■ Exercise:
Copy the data below exactly, omitting any picture it contains.

┌─ Given information

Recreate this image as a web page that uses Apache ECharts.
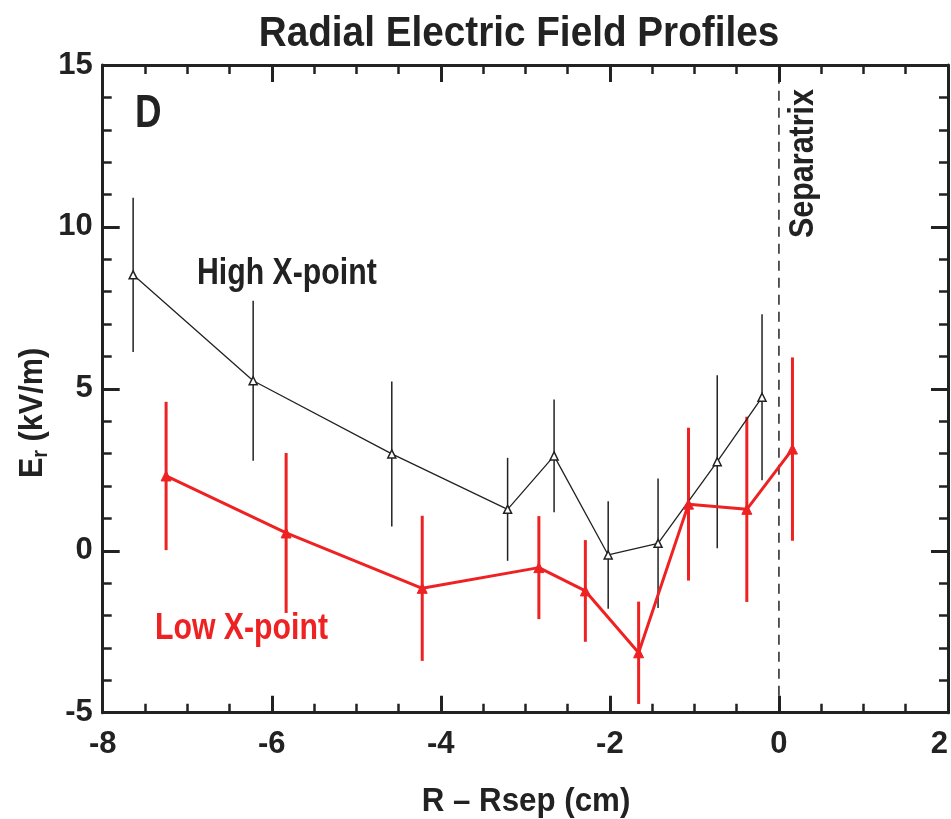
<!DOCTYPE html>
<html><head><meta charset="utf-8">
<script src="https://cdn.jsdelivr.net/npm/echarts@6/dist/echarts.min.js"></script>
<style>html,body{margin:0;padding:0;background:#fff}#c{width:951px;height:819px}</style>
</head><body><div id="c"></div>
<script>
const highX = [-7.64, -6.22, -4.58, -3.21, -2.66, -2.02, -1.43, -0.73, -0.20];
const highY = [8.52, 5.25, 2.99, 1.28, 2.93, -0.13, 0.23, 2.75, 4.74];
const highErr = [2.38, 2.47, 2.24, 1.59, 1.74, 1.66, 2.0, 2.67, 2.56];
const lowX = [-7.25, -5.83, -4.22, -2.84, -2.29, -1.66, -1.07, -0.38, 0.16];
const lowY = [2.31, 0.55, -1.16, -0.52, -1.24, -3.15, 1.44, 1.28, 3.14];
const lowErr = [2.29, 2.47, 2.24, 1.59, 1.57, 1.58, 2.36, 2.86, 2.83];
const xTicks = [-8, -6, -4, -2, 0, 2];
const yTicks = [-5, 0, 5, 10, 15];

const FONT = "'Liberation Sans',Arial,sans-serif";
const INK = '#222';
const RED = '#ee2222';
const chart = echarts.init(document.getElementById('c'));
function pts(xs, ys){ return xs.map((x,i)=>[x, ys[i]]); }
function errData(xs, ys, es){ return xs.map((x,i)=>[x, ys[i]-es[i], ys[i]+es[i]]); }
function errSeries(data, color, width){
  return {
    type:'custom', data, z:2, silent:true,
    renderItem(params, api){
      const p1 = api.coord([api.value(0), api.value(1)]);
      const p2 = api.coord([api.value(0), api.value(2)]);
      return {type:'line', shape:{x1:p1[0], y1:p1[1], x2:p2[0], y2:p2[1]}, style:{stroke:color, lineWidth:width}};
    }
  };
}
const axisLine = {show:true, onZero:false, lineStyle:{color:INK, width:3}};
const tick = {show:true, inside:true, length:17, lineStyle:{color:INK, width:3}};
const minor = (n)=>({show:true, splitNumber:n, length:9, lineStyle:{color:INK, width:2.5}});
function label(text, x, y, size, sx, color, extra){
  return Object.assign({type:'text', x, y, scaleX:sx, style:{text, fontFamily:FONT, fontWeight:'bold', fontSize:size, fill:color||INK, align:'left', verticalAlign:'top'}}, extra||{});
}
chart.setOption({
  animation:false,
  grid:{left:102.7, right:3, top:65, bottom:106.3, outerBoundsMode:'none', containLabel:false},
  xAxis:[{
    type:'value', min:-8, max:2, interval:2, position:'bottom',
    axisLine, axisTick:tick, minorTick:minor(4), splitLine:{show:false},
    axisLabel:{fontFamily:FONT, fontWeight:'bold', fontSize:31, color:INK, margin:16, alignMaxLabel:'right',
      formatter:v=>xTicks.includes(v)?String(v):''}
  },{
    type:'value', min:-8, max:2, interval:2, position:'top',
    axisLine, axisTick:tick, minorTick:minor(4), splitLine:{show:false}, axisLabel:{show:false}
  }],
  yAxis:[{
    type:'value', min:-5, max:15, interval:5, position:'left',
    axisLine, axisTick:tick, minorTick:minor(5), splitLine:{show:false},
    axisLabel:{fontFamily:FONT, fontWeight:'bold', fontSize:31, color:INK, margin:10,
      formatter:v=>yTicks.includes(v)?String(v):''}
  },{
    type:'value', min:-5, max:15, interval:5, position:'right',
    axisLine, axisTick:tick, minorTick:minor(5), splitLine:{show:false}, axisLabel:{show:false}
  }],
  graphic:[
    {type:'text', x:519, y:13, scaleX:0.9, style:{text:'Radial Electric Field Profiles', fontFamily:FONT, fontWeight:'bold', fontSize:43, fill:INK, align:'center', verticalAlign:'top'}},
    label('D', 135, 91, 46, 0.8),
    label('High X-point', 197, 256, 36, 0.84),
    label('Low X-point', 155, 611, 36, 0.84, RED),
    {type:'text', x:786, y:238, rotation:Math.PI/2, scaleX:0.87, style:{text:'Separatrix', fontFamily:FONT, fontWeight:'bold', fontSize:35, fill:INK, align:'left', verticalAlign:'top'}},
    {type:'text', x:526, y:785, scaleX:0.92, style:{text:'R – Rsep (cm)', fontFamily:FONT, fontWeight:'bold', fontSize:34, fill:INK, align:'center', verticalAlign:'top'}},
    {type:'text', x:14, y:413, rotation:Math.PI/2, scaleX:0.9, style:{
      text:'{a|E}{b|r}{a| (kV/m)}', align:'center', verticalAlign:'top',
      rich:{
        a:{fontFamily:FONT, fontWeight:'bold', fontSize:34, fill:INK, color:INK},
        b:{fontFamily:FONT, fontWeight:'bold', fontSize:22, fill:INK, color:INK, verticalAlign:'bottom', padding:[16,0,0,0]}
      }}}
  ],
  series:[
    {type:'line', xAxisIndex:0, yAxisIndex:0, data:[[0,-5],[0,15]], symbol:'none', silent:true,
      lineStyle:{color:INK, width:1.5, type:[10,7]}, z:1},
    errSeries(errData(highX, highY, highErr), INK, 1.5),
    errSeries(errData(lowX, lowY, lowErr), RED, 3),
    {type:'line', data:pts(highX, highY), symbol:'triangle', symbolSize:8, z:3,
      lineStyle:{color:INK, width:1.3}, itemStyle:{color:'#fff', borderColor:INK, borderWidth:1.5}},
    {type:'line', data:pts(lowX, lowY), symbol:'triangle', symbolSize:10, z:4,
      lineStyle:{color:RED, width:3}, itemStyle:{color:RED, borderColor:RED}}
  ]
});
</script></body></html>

└─

■ Solution for this task:
Recreate this image as a web page that uses Apache ECharts.
<!DOCTYPE html>
<html><head><meta charset="utf-8">
<script src="https://cdn.jsdelivr.net/npm/echarts@6/dist/echarts.min.js"></script>
<style>html,body{margin:0;padding:0;background:#fff}#c{width:951px;height:819px}</style>
</head><body><div id="c"></div>
<script>
const highX = [-7.64, -6.22, -4.58, -3.21, -2.66, -2.02, -1.43, -0.73, -0.20];
const highY = [8.52, 5.25, 2.99, 1.28, 2.93, -0.13, 0.23, 2.75, 4.74];
const highErr = [2.38, 2.47, 2.24, 1.59, 1.74, 1.66, 2.0, 2.67, 2.56];
const lowX = [-7.25, -5.83, -4.22, -2.84, -2.29, -1.66, -1.07, -0.38, 0.16];
const lowY = [2.31, 0.55, -1.16, -0.52, -1.24, -3.15, 1.44, 1.28, 3.14];
const lowErr = [2.29, 2.47, 2.24, 1.59, 1.57, 1.58, 2.36, 2.86, 2.83];
const xTicks = [-8, -6, -4, -2, 0, 2];
const yTicks = [-5, 0, 5, 10, 15];

const FONT = "'Liberation Sans',Arial,sans-serif";
const INK = '#222';
const RED = '#ee2222';
const chart = echarts.init(document.getElementById('c'));
function pts(xs, ys){ return xs.map((x,i)=>[x, ys[i]]); }
function errData(xs, ys, es){ return xs.map((x,i)=>[x, ys[i]-es[i], ys[i]+es[i]]); }
function errSeries(data, color, width){
  return {
    type:'custom', data, z:2, silent:true,
    renderItem(params, api){
      const p1 = api.coord([api.value(0), api.value(1)]);
      const p2 = api.coord([api.value(0), api.value(2)]);
      return {type:'line', shape:{x1:p1[0], y1:p1[1], x2:p2[0], y2:p2[1]}, style:{stroke:color, lineWidth:width}};
    }
  };
}
const axisLine = {show:true, onZero:false, lineStyle:{color:INK, width:3}};
const tick = {show:true, inside:true, length:17, lineStyle:{color:INK, width:3}};
const minor = (n)=>({show:true, splitNumber:n, length:9, lineStyle:{color:INK, width:2.5}});
function label(text, x, y, size, sx, color, extra){
  return Object.assign({type:'text', x, y, scaleX:sx, style:{text, fontFamily:FONT, fontWeight:'bold', fontSize:size, fill:color||INK, align:'left', verticalAlign:'top'}}, extra||{});
}
chart.setOption({
  animation:false,
  grid:{left:102.7, right:3, top:65, bottom:106.3, outerBoundsMode:'none', containLabel:false},
  xAxis:[{
    type:'value', min:-8, max:2, interval:2, position:'bottom',
    axisLine, axisTick:tick, minorTick:minor(4), splitLine:{show:false},
    axisLabel:{fontFamily:FONT, fontWeight:'bold', fontSize:31, color:INK, margin:16, alignMaxLabel:'right',
      formatter:v=>xTicks.includes(v)?String(v):''}
  },{
    type:'value', min:-8, max:2, interval:2, position:'top',
    axisLine, axisTick:tick, minorTick:minor(4), splitLine:{show:false}, axisLabel:{show:false}
  }],
  yAxis:[{
    type:'value', min:-5, max:15, interval:5, position:'left',
    axisLine, axisTick:tick, minorTick:minor(5), splitLine:{show:false},
    axisLabel:{fontFamily:FONT, fontWeight:'bold', fontSize:31, color:INK, margin:10,
      formatter:v=>yTicks.includes(v)?String(v):''}
  },{
    type:'value', min:-5, max:15, interval:5, position:'right',
    axisLine, axisTick:tick, minorTick:minor(5), splitLine:{show:false}, axisLabel:{show:false}
  }],
  graphic:[
    {type:'text', x:519, y:13, scaleX:0.9, style:{text:'Radial Electric Field Profiles', fontFamily:FONT, fontWeight:'bold', fontSize:43, fill:INK, align:'center', verticalAlign:'top'}},
    label('D', 135, 91, 46, 0.8),
    label('High X-point', 197, 256, 36, 0.84),
    label('Low X-point', 155, 611, 36, 0.84, RED),
    {type:'text', x:786, y:238, rotation:Math.PI/2, scaleX:0.87, style:{text:'Separatrix', fontFamily:FONT, fontWeight:'bold', fontSize:35, fill:INK, align:'left', verticalAlign:'top'}},
    {type:'text', x:526, y:785, scaleX:0.92, style:{text:'R – Rsep (cm)', fontFamily:FONT, fontWeight:'bold', fontSize:34, fill:INK, align:'center', verticalAlign:'top'}},
    {type:'text', x:14, y:413, rotation:Math.PI/2, scaleX:0.9, style:{
      text:'{a|E}{b|r}{a| (kV/m)}', align:'center', verticalAlign:'top',
      rich:{
        a:{fontFamily:FONT, fontWeight:'bold', fontSize:34, fill:INK, color:INK},
        b:{fontFamily:FONT, fontWeight:'bold', fontSize:22, fill:INK, color:INK, verticalAlign:'bottom', padding:[16,0,0,0]}
      }}}
  ],
  series:[
    {type:'line', xAxisIndex:0, yAxisIndex:0, data:[[0,-5],[0,15]], symbol:'none', silent:true,
      lineStyle:{color:INK, width:1.5, type:[10,7]}, z:1},
    errSeries(errData(highX, highY, highErr), INK, 1.5),
    errSeries(errData(lowX, lowY, lowErr), RED, 3),
    {type:'line', data:pts(highX, highY), symbol:'triangle', symbolSize:8, z:3,
      lineStyle:{color:INK, width:1.3}, itemStyle:{color:'#fff', borderColor:INK, borderWidth:1.5}},
    {type:'line', data:pts(lowX, lowY), symbol:'triangle', symbolSize:10, z:4,
      lineStyle:{color:RED, width:3}, itemStyle:{color:RED, borderColor:RED}}
  ]
});
</script></body></html>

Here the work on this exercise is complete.